Als Rostropowitsch zürnte

Und wo hat der spätere Musikvereins-Kapitän begonnen? Im Konzerthaus! Peter Weiser brauchte damals für die Festwochen einen Assistenten. Da kam ihm der junge Thomas Angyan gerade recht. "Der Zufall wollte es, dass damals gerade Lisa Leonskaja aus der Sowjetunion emigrierte - und dass Mstislav Rostropowitsch und seiner Frau Galina Wischnewskaja bei der Ausreise aus Russland die Pässe abgenommen wurden. Rostropowitsch dirigierte damals die Festwochen-Premiere der ,Fledermaus' und spielte im Konzerthaus Bachs Cellosuiten. Ich durfte ihn betreuen."

Das sollte sich später noch bezahlt machen. Die schlechten Rezensionen, die Rostropowitsch für sein Johann-Strauß-Dirigat erhielt, bewogen den Weltklassemusiker dazu, Wien den Rücken zu kehren: "Er meinte, er würde nie wieder hier auftreten", erinnert sich Angyan, und tatsächlich bezeichnete es Albert Moser, Angyans Vorgänger als Musikvereins-Generalsekretär, bei seinem Abschied als größten Schmerz, Rostropowitsch nicht wieder zu einem Konzert überredet zu haben.

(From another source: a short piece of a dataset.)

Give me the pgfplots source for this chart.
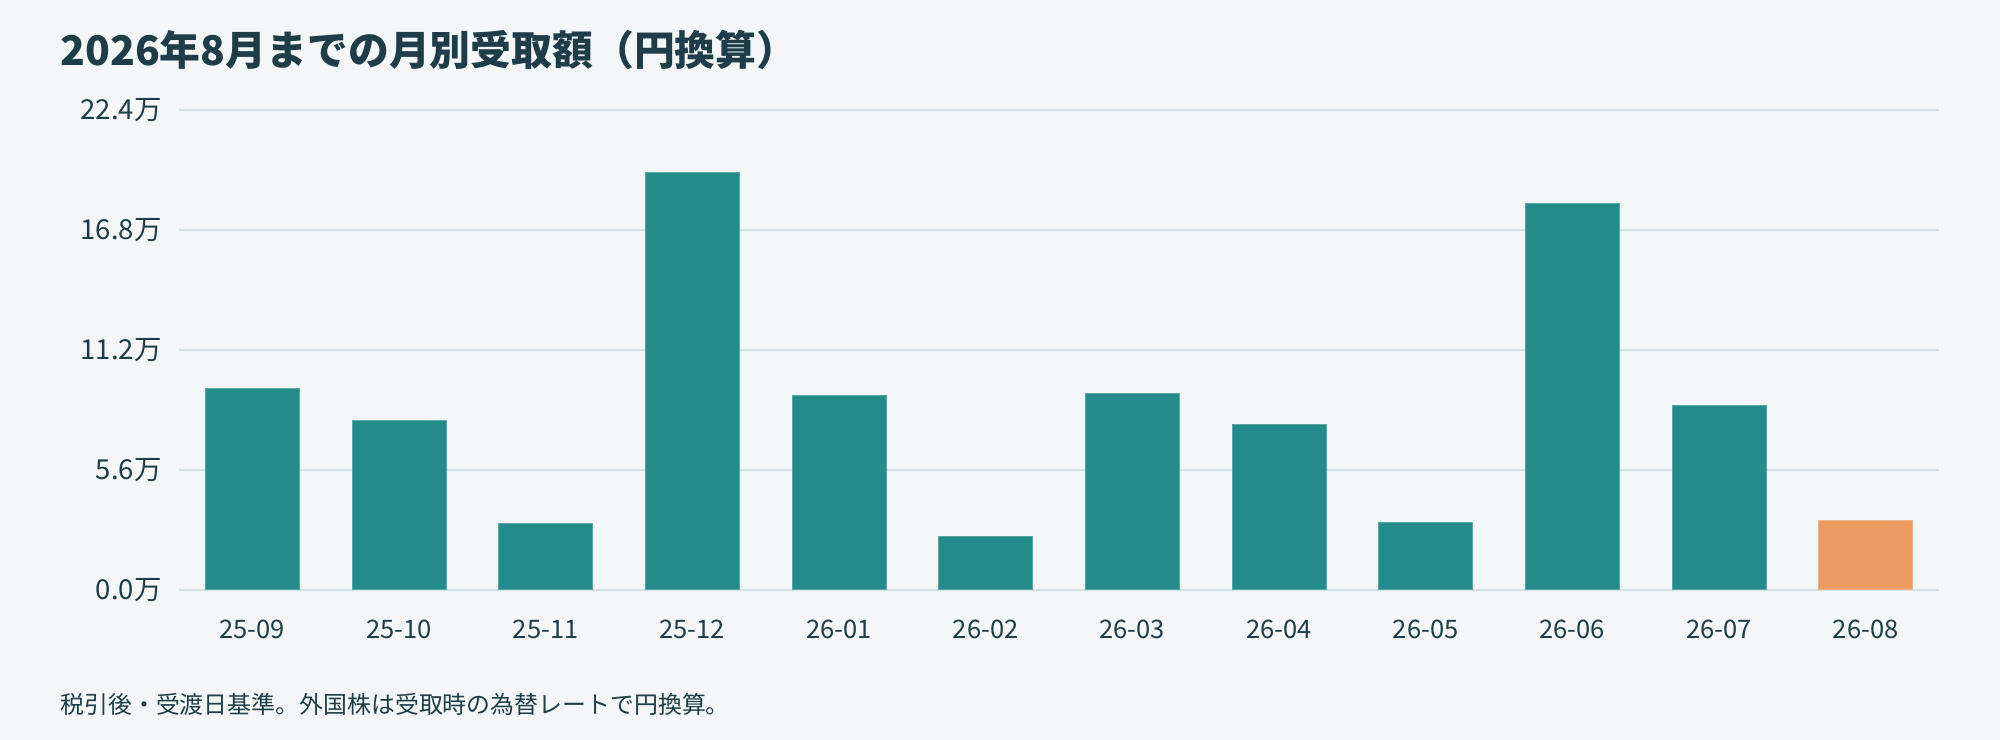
\documentclass[border=0pt]{standalone}
\usepackage{fontspec}
\setmainfont{Noto Sans CJK JP}
\usepackage{pgfplots}
\pgfplotsset{compat=1.18}
\definecolor{bgc}{HTML}{F3F7F8}
\definecolor{gridc}{HTML}{D2E0E3}
\definecolor{barteal}{HTML}{238B89}
\definecolor{barorange}{HTML}{EB9A62}
\definecolor{txt}{HTML}{1E3D48}
\begin{document}
\begin{tikzpicture}
\useasboundingbox (0,0) rectangle (1000bp,370bp);
\fill[bgc] (0,0) rectangle (1000bp,370bp);
\node[anchor=base west, inner sep=0pt, font=\fontsize{20.5}{24}\selectfont\bfseries, text=txt] at (30bp,337bp) {2026年8月までの月別受取額（円換算）};
\node[anchor=base west, inner sep=0pt, font=\fontsize{12}{14}\selectfont, text=txt] at (30bp,13.5bp) {税引後・受渡日基準。外国株は受取時の為替レートで円換算。};
\begin{axis}[
  at={(89.5bp,75bp)}, anchor=south west,
  scale only axis, width=880bp, height=240bp,
  xmin=-0.5, xmax=11.5, ymin=0, ymax=22.4,
  axis line style={draw=none},
  ymajorgrids, grid style={gridc, line width=0.85bp},
  xtick={0,1,2,3,4,5,6,7,8,9,10,11},
  xticklabels={25-09,25-10,25-11,25-12,26-01,26-02,26-03,26-04,26-05,26-06,26-07,26-08},
  ytick={0,5.6,11.2,16.8,22.4},
  yticklabels={0.0万,5.6万,11.2万,16.8万,22.4万},
  major tick length=0pt,
  tick label style={text=txt},
  xticklabel style={font=\fontsize{12.8}{14}\selectfont, anchor=base, inner sep=0pt, yshift=-24.5bp},
  yticklabel style={font=\fontsize{13.8}{15}\selectfont, anchor=east, inner sep=0pt, xshift=-8.5bp},
  ybar, bar width=47bp, bar shift=0pt,
]
\addplot[fill=barteal, draw=barteal!75!white, line width=0.5bp] coordinates {
(0,9.41) (1,7.92) (2,3.11) (3,19.47) (4,9.07) (5,2.49) (6,9.18) (7,7.70) (8,3.16) (9,18.04) (10,8.62)};
\addplot[fill=barorange, draw=barorange!75!white, line width=0.5bp] coordinates {(11,3.25)};
\end{axis}
\end{tikzpicture}
\end{document}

Angyan gelang es dann. Nach der kompliziertesten Aufgabe seiner Musikvereins-Zeit befragt, meint er: "Ich bin Rostropowitsch buchstäblich nachgefahren. Wie ich es übrigens auch bei Celibidache gemacht habe, der ja auch nie wieder in Wien erscheinen wollte. Nur, bei Celibidache musste man nur nach München pilgern. Rostropowitsch aber habe ich bei Auftritten in Burgund erlebt, dann wieder in Cagliari, manchmal irgendwo ,in the middle of nowhere'."

Das letzte Glissando

Steter Tropfen höhlt den Stein: "Schließlich ist Rostropowitsch zurückgekehrt und hat sogar mit Studenten der Musikuniversität im Musikverein gearbeitet." Die Frage nach den schönsten Erinnerungen an die Intendanten-Zeit ist damit zu einem Teil beantwortet: "Richard Strauss' ,Don Quixote' unter Seiji Ozawa mit Rostropowitsch sozusagen in der Titelrolle: Da war gewiss nicht mehr alles perfekt; aber das letzte Glissando, Don Quixotes Tod, das vergesse ich nie; da läuft es mir heute noch kalt über den Rücken, wenn ich daran denke."

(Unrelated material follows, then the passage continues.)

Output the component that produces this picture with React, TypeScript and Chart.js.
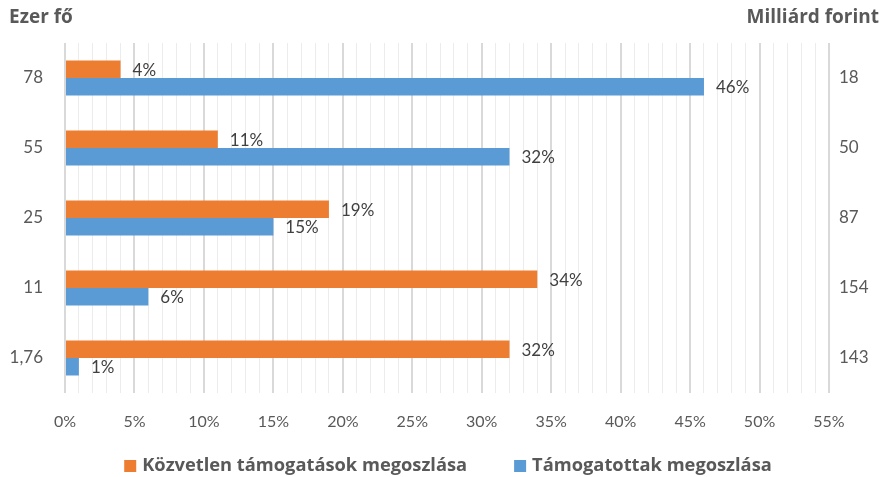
import React, { useEffect, useRef } from "react";
import { Chart, registerables } from "chart.js";

Chart.register(...registerables);

const categories = ["78", "55", "25", "11", "1,76"];
const rightLabels = ["18", "50", "87", "154", "143"];
const directSupportShare = [4, 11, 19, 34, 32];
const supportedShare = [46, 32, 15, 6, 1];
const seriesNames = ["Közvetlen támogatások megoszlása", "Támogatottak megoszlása"];
const seriesColors = ["#ED7D31", "#5B9BD5"];
const leftTitle = "Ezer fő";
const rightTitle = "Milliárd forint";
const xMin = 0;
const xMax = 55;

const FONT = "Lato, 'Open Sans', sans-serif";
const BOLD_FONT = "'Open Sans', Lato, sans-serif";

const extrasPlugin = {
  id: "extras",
  afterDatasetsDraw(chart: any) {
    const ctx = chart.ctx;
    ctx.save();
    ctx.font = `17px ${FONT}`;
    ctx.fillStyle = "#404040";
    ctx.textAlign = "left";
    ctx.textBaseline = "middle";
    chart.data.datasets.forEach((ds: any, di: number) => {
      const meta = chart.getDatasetMeta(di);
      meta.data.forEach((bar: any, i: number) => {
        ctx.fillText(`${ds.data[i]}%`, bar.x + 12, bar.y + 1);
      });
    });
    ctx.restore();
  },
  afterDraw(chart: any) {
    const ctx = chart.ctx;
    ctx.save();
    ctx.font = `bold 19px ${BOLD_FONT}`;
    ctx.fillStyle = "#595959";
    ctx.textBaseline = "middle";
    ctx.textAlign = "left";
    ctx.fillText(leftTitle, 9, 18);
    ctx.textAlign = "right";
    ctx.fillText(rightTitle, 879, 18);

    ctx.font = `bold 18.3px ${BOLD_FONT}`;
    const box = 12;
    const gap = 6;
    const spacing = 47;
    const ds = chart.data.datasets;
    const widths = ds.map((d: any) => ctx.measureText(d.label).width);
    const total = widths.reduce((a: number, w: number) => a + box + gap + w, 0) + spacing * (ds.length - 1);
    let x = 448 - total / 2;
    const y = 466;
    ctx.textAlign = "left";
    ds.forEach((d: any, i: number) => {
      ctx.fillStyle = d.backgroundColor;
      ctx.fillRect(x, y - box / 2, box, box);
      x += box + gap;
      ctx.fillStyle = "#595959";
      ctx.fillText(d.label, x, y);
      x += widths[i] + spacing;
    });
    ctx.restore();
  },
};

export default function App() {
  const ref = useRef<HTMLCanvasElement>(null);

  useEffect(() => {
    document.body.style.margin = "0";
    const canvas = ref.current!;
    const chart = new Chart(canvas, {
      type: "bar",
      data: {
        labels: categories,
        datasets: [
          {
            label: seriesNames[0],
            data: directSupportShare,
            backgroundColor: seriesColors[0],
            categoryPercentage: 0.5,
            barPercentage: 1.0,
          },
          {
            label: seriesNames[1],
            data: supportedShare,
            backgroundColor: seriesColors[1],
            categoryPercentage: 0.5,
            barPercentage: 1.0,
          },
        ],
      },
      options: {
        indexAxis: "y",
        responsive: false,
        animation: false,
        devicePixelRatio: 1,
        layout: { padding: { top: 43, left: 0, right: 0, bottom: 0 } },
        plugins: {
          legend: { display: false },
          tooltip: { enabled: false },
        },
        scales: {
          x: {
            type: "linear",
            min: xMin,
            max: xMax,
            border: { display: false },
            grid: {
              drawTicks: false,
              color: (c: any) => (c.tick && c.tick.value % 5 === 0 ? "#d9d9d9" : "#ececec"),
              lineWidth: (c: any) => (c.tick && c.tick.value % 5 === 0 ? 2 : 1),
            },
            ticks: {
              stepSize: 1,
              autoSkip: false,
              maxRotation: 0,
              padding: 19,
              color: "#595959",
              font: { family: FONT, size: 16 },
              callback: (v: any) => (Number(v) % 5 === 0 ? `${v}%` : ""),
            },
            afterFit: (s: any) => {
              s.height = 84;
            },
          },
          y: {
            type: "category",
            position: "left",
            border: { display: false },
            grid: { display: false },
            ticks: {
              color: "#595959",
              padding: 14,
              font: { family: FONT, size: 17 },
            },
            afterFit: (s: any) => {
              s.width = 65;
            },
          },
          y2: {
            type: "category",
            position: "right",
            labels: rightLabels,
            offset: true,
            border: { display: false },
            grid: { display: false },
            ticks: {
              color: "#595959",
              padding: 2,
              font: { family: FONT, size: 17 },
            },
            afterFit: (s: any) => {
              s.width = 54;
            },
          },
        },
      },
      plugins: [extrasPlugin],
    });
    return () => chart.destroy();
  }, []);

  return <canvas ref={ref} width={883} height={477} style={{ display: "block" }} />;
}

Der emotionalen Momenten gab es freilich viele: "Eine der herrlichsten Erinnerungen ist Johann Strauß' ,Libelle' im Neujahrskonzert unter Carlos Kleiber. Das war ein beglückender Moment - man hatte das Gefühl, man bekommt selbst Flügel."

Kleiber wäre einer der Wunschkandidaten gewesen, die Angyan gern öfter auf dem Musikvereins-Podium begrüßt hätte. Wobei die meisten der Big Player im internationalen Musikbusiness sich die Türklinke des Musikvereins in die Hand gegeben haben.

Angyan ist aber auch froh, dass es ihm gelungen ist, den aufstrebenden jungen Talenten eine Basis zu schaffen. "Mit dem Bau der Neuen Säle hatten wir da plötzlich viel mehr Möglichkeiten. Und es ist wirklich so, dass mir Künstler wie die Brüder Capucon immer wieder versichern, wie wichtig es für sie war, nicht nur einmal am Beginn ihrer Karriere, sondern regelmäßig bei uns aufgetreten zu sein." Ein Engagement im Musikverein, das ist auch eine Visitenkarte.

Rechnet man die zehn Jahre dazu, die Thomas Angyan vor seiner Übersiedlung ins Intendantenbüro der Gesellschaft der Musikfreunde für die Jeunesse tätig war, konnte er mehr als vier Jahrzehnte lang die Karrieren unzähliger großer Künstler sozusagen ab ovo miterleben und mitgestalten. Dass das mit seinem Abschied vom Musikverein nun nicht zu Ende gegangen ist, garantiert sein Engagement als Vorsitzender des Kuratoriums der Ernst-von-Siemens-Musikstiftung. "Da werden immerhin jährlich 3,6 Millionen Euro ausgeschüttet. Und heuer sind es im Zuge der Coronakrise noch einmal 2,8 Millionen zusätzlich: Die kommen Musikstudenten zugute, die sonst nicht imstande wären, ihr Studium fortzusetzen - und Ensembles, die um ihre Karriere fürchten müssen, weil derzeit alle Engagements auf Eis liegen."